Ya no me acuerdo quien me llevó, tuvo que ser alguien de provincia que estudiaba acá y tenía a esa tienda, de arribita de la Jiménez, como escampadero. A primera vista era una tienda normal: la incubadora con los pastelitos, las cervezas frías y quietas en las estanterías, los borrachos sobre una heladera gigante y vieja que decía Club K. Después del pasillo, un salón grande que se parte en tres, debajo de mis pies un sótano, arriba unas escaleras, una araña de luces mortecinas aferrada al techo de zinc. Ninguna de las setenta y tres mesas del local tenía una silla para sentarme. La primera cerveza la tomamos parados. Me llevé la mano al bolsillo, conté las monedas y un par de billetes arrugados. En ninguno de los veintinueve bares de La Candelaria podría emborracharme con tan poco.
Saqué a un lado las monedas de doscientos pesos y caminé hasta la primera rockola. Le pedí a Zoila, la mesera rubicunda de siempre, que me explicara cómo se manejaba el misterioso artefacto. Salsa, mexicana, rock, baladas o pop: todos los géneros en doscientos metros cuadrados. Cuando me tomé, a pecho y sin respirar, el segundo tequila, no me importó que mi Charly García se transformase, súbitamente, en el Charrito Negro: en la mesa de al lado unas borrachas cantaban a moco tendido por un amor que se fue. Nos abrazamos. Zoila pasó y yo pedí otro tequila de tres mil pesos. La fiesta estaba asegurada.

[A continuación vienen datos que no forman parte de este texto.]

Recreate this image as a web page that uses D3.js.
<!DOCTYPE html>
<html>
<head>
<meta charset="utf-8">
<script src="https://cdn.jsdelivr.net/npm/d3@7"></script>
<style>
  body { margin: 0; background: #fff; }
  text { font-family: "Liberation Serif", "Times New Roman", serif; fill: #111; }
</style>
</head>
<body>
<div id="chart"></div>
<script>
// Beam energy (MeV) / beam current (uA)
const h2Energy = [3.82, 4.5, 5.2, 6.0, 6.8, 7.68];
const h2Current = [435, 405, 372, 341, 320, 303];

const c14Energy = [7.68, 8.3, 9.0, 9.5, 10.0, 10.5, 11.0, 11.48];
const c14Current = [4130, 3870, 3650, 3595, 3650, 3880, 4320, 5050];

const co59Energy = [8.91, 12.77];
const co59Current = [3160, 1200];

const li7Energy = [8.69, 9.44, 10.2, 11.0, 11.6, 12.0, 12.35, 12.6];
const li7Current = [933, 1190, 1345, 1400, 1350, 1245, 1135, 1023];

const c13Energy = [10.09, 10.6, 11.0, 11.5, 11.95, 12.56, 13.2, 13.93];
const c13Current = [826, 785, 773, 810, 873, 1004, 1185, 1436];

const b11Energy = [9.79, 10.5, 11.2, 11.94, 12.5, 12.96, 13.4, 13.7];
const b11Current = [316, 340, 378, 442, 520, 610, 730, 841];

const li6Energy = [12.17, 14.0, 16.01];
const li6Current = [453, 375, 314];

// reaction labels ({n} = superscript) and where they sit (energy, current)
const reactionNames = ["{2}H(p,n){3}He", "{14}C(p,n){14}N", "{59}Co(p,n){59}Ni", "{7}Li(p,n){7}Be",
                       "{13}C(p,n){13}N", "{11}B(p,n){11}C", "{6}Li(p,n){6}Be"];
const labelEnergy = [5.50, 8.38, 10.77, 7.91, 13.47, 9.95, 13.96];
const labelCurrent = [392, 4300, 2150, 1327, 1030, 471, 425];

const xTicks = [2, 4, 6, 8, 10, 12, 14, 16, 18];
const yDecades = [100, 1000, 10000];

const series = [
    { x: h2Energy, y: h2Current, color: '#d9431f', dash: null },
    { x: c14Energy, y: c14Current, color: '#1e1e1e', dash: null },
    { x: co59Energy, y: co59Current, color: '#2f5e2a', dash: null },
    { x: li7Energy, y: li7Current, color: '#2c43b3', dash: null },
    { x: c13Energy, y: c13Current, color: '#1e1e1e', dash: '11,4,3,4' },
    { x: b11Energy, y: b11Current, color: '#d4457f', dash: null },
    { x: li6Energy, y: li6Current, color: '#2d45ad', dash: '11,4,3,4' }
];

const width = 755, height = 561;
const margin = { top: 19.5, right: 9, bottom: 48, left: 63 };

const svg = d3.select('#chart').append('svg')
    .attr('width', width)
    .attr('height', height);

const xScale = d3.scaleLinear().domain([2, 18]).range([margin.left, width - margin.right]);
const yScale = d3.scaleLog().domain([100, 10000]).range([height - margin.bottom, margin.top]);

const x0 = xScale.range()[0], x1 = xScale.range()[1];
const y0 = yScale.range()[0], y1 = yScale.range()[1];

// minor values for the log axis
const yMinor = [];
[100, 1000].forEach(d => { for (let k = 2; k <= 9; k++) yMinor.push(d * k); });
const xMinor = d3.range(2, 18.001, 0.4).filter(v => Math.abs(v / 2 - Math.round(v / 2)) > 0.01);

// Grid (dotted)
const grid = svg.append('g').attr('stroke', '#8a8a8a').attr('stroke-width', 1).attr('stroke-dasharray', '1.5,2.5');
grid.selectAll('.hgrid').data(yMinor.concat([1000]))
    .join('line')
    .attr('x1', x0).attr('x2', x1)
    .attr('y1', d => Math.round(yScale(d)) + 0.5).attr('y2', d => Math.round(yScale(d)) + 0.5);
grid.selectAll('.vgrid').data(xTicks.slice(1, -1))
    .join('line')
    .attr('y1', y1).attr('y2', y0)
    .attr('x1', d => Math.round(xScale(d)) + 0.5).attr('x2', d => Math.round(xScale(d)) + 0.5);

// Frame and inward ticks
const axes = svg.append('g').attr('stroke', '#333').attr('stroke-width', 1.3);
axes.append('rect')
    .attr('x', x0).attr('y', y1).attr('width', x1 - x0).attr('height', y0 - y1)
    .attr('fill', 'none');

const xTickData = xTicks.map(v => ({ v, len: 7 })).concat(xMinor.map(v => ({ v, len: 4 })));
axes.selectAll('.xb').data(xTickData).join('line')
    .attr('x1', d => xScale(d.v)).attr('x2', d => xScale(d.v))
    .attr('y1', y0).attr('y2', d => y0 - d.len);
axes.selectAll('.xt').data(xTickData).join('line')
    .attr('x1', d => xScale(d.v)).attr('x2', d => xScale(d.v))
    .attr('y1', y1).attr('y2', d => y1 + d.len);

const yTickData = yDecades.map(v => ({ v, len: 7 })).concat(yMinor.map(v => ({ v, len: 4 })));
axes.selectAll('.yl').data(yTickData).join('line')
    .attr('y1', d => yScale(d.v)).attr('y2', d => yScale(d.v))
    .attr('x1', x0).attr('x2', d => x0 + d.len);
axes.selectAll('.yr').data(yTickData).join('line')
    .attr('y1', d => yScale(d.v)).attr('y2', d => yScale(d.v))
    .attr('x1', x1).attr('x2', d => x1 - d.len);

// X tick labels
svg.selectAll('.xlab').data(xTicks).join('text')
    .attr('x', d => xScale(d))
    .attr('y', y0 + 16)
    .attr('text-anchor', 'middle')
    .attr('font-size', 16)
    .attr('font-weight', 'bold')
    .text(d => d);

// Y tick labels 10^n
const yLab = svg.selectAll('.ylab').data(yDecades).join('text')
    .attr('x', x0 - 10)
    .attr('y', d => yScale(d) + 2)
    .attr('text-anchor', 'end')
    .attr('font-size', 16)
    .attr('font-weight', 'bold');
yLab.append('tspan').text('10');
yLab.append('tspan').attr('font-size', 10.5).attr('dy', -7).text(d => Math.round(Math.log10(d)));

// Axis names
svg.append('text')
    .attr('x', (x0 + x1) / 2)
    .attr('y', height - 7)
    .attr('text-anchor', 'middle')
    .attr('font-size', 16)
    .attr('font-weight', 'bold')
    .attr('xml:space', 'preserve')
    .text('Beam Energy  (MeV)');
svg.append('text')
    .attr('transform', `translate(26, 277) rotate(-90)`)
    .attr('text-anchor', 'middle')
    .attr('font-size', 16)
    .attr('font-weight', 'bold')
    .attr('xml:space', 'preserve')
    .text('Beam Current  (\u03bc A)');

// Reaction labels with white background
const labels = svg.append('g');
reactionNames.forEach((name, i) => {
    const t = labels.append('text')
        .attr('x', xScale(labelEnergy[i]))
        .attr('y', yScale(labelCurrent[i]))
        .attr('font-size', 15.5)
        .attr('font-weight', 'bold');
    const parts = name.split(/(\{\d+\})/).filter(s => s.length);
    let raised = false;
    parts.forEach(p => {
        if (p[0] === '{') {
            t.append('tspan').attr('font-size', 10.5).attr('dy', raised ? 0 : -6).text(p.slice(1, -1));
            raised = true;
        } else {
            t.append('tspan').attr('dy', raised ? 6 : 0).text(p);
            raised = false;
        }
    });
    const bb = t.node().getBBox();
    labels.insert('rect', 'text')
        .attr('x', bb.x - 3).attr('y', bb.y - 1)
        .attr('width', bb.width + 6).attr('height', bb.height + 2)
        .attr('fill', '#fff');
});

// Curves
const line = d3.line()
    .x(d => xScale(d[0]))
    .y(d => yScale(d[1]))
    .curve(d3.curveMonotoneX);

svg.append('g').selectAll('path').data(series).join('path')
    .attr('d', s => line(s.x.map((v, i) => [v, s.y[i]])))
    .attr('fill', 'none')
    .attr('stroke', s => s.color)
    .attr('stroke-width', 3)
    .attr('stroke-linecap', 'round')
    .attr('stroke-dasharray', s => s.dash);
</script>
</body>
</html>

La aventura de Ceci Gonzales empezó treinta años atrás, en la Séptima con 25. Allí tenía una cafetería donde vendía buñuelos y pandebonos. Abría a las seis de la mañana y cerraba a las ocho. A los pocos meses bajó cinco cuadras más y en un lugar mohoso y oscuro empezó a vender cerveza y aguardiente. Se consiguió una rockola y los muchachos se adormilaban con la voz de Vicente Fernández y tres litros de Néctar. Nueve años duró allí hasta que, en 1994, se pasó al actual local de la carrera Cuarta con Jiménez. Al principio era solo el pedacito del primer piso. La gente hacía fila para dejar, con el trago en la mano, las monedas de cincuenta pesos en las rockolas. La clientela crecía a ritmo frenético hasta que tuvieron que habilitar el sótano a donde iban a parar las seiscientas botellas de cerveza que podían vender en un día malo. Los estudiantes de las universidades que rodean el local eran su principal clientela. En ese roto más de un muchacho del interior se inició en la bohemia típica de La Candelaria.

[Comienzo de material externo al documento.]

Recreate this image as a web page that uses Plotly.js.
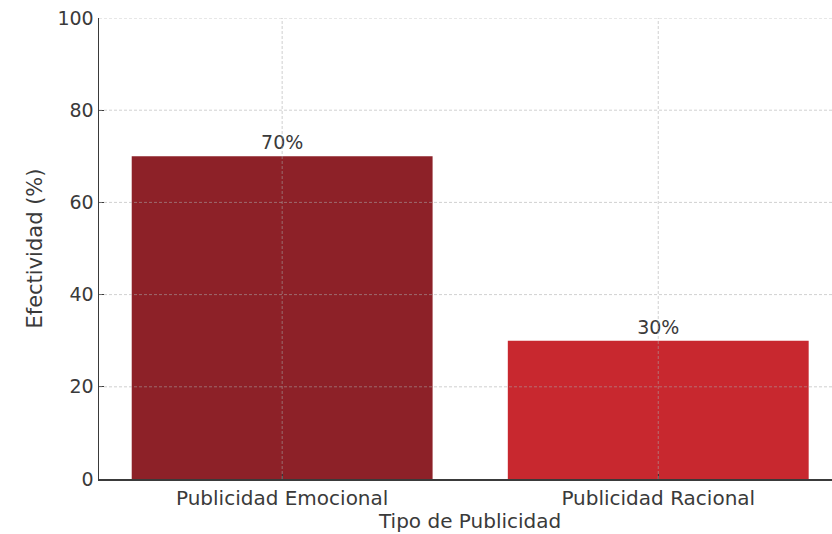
<!DOCTYPE html>
<html>
<head>
<meta charset="utf-8">
<script src="https://cdn.plot.ly/plotly-3.0.1.min.js"></script>
<style>
  html, body { margin: 0; padding: 0; background: #ffffff; }
  #chart { width: 832px; height: 534px; }
</style>
</head>
<body>
<div id="chart"></div>
<script>
// Effectiveness by advertising type
const categories = ['Publicidad Emocional', 'Publicidad Racional'];
const effectiveness = [70, 30];
const barColors = ['#8d2128', '#c8282f'];
const yTickValues = [0, 20, 40, 60, 80, 100];

const textColor = '#3a3a3a';
const gridColor = 'rgba(170,170,170,0.55)';

// Dashed grid drawn over the bars, one line per tick
const gridShapes = [];
yTickValues.filter(v => v > 0).forEach(v => {
  gridShapes.push({
    type: 'line', layer: 'above', xref: 'paper', yref: 'y',
    x0: 0, x1: 1, y0: v, y1: v,
    line: { color: gridColor, width: 1, dash: '3px,2px' }
  });
});
categories.forEach((c, i) => {
  gridShapes.push({
    type: 'line', layer: 'above', xref: 'x', yref: 'paper',
    x0: i, x1: i, y0: 0, y1: 1,
    line: { color: gridColor, width: 1, dash: '3px,2px' }
  });
});

const trace = {
  type: 'bar',
  x: categories.map((c, i) => i),
  y: effectiveness,
  width: 0.8,
  marker: { color: barColors, line: { width: 0 } },
  text: effectiveness.map(v => v + '%'),
  textposition: 'outside',
  cliponaxis: false,
  textfont: { family: 'DejaVu Sans', size: 19, color: textColor },
  hoverinfo: 'skip'
};

const layout = {
  width: 832,
  height: 534,
  margin: { l: 99, r: 0, t: 18, b: 55 },
  paper_bgcolor: '#ffffff',
  plot_bgcolor: '#ffffff',
  showlegend: false,
  font: { family: 'DejaVu Sans', size: 19, color: textColor },
  xaxis: {
    range: [-0.487, 1.462],
    tickvals: categories.map((c, i) => i),
    ticktext: categories,
    showgrid: false,
    zeroline: false,
    showline: true,
    linecolor: '#3a3a3a',
    linewidth: 1.5,
    ticks: 'inside',
    ticklen: 5,
    tickcolor: '#3a3a3a',
    tickfont: { size: 20, color: textColor },
    fixedrange: true
  },
  yaxis: {
    range: [0, 100],
    tickvals: yTickValues,
    showgrid: false,
    zeroline: false,
    showline: true,
    linecolor: '#3a3a3a',
    linewidth: 1.5,
    ticks: 'inside',
    ticklen: 5,
    tickcolor: '#3a3a3a',
    tickfont: { size: 19, color: textColor },
    title: { text: 'Efectividad (%)', font: { size: 21, color: textColor }, standoff: 9 },
    fixedrange: true
  },
  annotations: [{
    text: 'Tipo de Publicidad',
    xref: 'paper', yref: 'paper',
    x: 0.5055, y: 0, yshift: -42,
    xanchor: 'center', yanchor: 'middle',
    showarrow: false,
    font: { family: 'DejaVu Sans', size: 20, color: textColor }
  }],
  shapes: gridShapes,
  bargap: 0.2
};

Plotly.newPlot('chart', [trace], layout, { displayModeBar: false, staticPlot: true });
</script>
</body>
</html>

Doña Ceci tenía una carpa y un letrero gigante que se lo hicieron quitar, empezando el siglo, dizque por contaminación visual. Cinco años después la Alcaldía de La Candelaria mandó a poner una placa reconociendo al bar como uno de los lugares insignes de la histórica localidad. Los turistas, acosados por los rumores, empezaron a poblar el lugar. Ceci, ahogada por su clientela, tuvo que alquilar el segundo piso para completar, a finales del 2008, el local gigante que explota cada viernes.

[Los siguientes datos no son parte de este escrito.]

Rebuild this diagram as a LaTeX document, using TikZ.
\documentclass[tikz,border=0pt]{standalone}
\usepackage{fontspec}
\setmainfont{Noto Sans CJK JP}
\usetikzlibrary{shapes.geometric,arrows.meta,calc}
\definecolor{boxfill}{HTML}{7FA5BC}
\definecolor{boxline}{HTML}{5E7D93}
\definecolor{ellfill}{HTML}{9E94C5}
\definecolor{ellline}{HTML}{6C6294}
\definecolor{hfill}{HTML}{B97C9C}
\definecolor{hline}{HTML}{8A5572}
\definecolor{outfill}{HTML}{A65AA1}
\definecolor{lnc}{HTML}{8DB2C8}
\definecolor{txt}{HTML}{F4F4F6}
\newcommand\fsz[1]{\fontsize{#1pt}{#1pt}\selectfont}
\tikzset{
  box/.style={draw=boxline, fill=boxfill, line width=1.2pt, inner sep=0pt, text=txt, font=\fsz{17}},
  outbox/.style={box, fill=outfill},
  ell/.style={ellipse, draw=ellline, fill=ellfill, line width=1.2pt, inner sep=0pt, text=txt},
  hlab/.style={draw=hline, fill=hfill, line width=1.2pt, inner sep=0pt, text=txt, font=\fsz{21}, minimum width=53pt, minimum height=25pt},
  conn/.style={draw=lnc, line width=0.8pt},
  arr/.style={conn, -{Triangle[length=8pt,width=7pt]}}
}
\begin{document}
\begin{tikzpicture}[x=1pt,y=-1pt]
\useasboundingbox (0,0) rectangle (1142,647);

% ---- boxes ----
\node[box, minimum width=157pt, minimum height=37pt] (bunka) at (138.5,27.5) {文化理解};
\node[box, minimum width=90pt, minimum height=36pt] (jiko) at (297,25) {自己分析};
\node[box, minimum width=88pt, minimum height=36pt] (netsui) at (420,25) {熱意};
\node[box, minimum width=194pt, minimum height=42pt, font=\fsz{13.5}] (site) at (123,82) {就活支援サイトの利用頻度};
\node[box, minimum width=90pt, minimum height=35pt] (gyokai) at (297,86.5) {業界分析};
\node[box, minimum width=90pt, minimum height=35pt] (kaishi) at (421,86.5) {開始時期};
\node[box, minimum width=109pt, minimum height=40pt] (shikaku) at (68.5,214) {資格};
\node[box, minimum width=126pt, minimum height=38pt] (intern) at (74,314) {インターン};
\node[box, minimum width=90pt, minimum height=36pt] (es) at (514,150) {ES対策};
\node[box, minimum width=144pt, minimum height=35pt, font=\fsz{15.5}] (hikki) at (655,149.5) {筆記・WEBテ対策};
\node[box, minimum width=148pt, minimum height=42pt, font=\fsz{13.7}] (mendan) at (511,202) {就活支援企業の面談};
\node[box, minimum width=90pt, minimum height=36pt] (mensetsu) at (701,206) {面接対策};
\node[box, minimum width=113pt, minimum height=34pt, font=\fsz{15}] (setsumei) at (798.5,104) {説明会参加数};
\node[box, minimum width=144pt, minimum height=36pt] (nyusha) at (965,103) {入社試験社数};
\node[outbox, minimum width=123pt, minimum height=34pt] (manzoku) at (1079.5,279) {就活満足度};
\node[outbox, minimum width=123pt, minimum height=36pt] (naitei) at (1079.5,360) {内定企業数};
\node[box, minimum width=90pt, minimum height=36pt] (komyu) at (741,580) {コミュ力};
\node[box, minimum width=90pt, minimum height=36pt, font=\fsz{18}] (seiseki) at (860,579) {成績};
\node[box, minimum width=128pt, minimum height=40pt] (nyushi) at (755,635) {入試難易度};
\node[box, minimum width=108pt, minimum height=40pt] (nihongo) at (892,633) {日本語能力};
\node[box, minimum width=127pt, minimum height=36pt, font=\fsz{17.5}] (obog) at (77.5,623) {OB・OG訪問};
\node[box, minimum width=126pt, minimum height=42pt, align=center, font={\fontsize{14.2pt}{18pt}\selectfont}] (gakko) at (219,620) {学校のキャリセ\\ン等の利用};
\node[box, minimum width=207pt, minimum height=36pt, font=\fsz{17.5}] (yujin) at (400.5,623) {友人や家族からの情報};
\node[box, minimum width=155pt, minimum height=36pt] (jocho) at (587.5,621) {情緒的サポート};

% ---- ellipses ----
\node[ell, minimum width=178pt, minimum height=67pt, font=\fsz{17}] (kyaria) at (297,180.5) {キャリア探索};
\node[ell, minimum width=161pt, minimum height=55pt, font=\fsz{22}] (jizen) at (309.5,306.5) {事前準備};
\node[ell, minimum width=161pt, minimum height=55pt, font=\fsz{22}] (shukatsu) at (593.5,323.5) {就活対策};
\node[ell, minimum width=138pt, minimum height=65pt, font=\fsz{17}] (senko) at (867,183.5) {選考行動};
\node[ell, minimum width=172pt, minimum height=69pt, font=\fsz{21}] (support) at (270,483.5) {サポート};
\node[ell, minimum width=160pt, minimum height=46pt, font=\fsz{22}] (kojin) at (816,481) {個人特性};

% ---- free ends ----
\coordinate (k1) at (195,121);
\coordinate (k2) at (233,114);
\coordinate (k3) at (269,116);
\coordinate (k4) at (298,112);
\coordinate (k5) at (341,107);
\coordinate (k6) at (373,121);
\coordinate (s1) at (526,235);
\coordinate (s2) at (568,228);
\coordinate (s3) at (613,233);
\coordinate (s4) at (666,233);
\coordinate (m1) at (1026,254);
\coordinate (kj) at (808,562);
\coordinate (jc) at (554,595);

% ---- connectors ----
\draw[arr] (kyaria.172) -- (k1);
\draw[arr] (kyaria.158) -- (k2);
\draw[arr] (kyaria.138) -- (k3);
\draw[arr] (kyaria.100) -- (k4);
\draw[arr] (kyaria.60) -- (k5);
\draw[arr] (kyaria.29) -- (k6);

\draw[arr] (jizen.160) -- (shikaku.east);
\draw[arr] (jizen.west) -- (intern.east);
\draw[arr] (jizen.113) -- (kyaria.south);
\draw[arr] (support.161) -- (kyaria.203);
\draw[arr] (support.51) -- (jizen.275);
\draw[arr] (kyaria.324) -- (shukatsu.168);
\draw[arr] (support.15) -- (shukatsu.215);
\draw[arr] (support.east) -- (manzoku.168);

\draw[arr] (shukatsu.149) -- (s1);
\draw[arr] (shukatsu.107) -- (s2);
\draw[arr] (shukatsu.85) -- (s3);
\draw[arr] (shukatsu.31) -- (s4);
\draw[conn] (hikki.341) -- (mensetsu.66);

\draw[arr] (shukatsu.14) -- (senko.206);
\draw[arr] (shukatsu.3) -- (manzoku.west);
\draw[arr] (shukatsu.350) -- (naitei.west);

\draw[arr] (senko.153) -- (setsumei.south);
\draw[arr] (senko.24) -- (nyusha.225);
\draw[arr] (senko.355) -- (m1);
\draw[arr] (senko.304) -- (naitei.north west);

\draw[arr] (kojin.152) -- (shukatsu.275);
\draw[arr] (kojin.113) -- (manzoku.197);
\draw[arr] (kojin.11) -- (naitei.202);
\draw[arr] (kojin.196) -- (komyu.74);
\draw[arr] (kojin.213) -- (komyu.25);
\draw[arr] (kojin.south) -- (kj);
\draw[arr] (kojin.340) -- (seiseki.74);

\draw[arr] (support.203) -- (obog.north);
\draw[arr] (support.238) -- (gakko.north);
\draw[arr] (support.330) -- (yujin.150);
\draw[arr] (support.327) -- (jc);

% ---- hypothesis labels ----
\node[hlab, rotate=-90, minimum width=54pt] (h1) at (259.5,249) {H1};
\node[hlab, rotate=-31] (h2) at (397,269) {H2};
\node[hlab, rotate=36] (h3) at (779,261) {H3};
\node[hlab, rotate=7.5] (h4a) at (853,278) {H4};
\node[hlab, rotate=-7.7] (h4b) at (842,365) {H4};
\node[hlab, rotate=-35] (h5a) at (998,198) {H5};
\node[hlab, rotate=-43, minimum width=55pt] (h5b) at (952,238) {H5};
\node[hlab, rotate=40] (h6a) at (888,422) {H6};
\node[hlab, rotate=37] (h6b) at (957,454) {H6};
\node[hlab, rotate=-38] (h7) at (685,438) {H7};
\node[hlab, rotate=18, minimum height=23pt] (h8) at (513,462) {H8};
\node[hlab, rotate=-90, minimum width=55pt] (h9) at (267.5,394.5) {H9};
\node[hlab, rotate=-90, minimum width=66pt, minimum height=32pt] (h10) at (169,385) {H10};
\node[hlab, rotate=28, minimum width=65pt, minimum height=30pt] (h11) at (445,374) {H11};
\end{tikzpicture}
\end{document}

Diez años después de mi primera borrachera en Ceci regresé. Aunque la clientela había cambiado el fervor era el mismo. Me llené los bolsillos con moneditas de doscientos y una tras otra fui haciendo mi lista de una hora. Creí que no iba a resistir, que estaba muy viejo para beber tequila tras tequila. Había olvidado que Ceci tiene ese embrujo especial, ese aire desparpajado, esa contradicción de lo intelectual con lo chabacano, en donde se confunden las discusiones imposibles, como elegir cuál fue el peor enemigo de Gokú, o escuchar el adiós de un amante furtivo. Por un momento volví a ser un universitario y no me importó que el Chapo de Sinaloa hubiera reemplazado a Rage against the machine. Había vuelto y con apenas 15 mil pesos pude invitarles tequila a los de la mesa de al lado.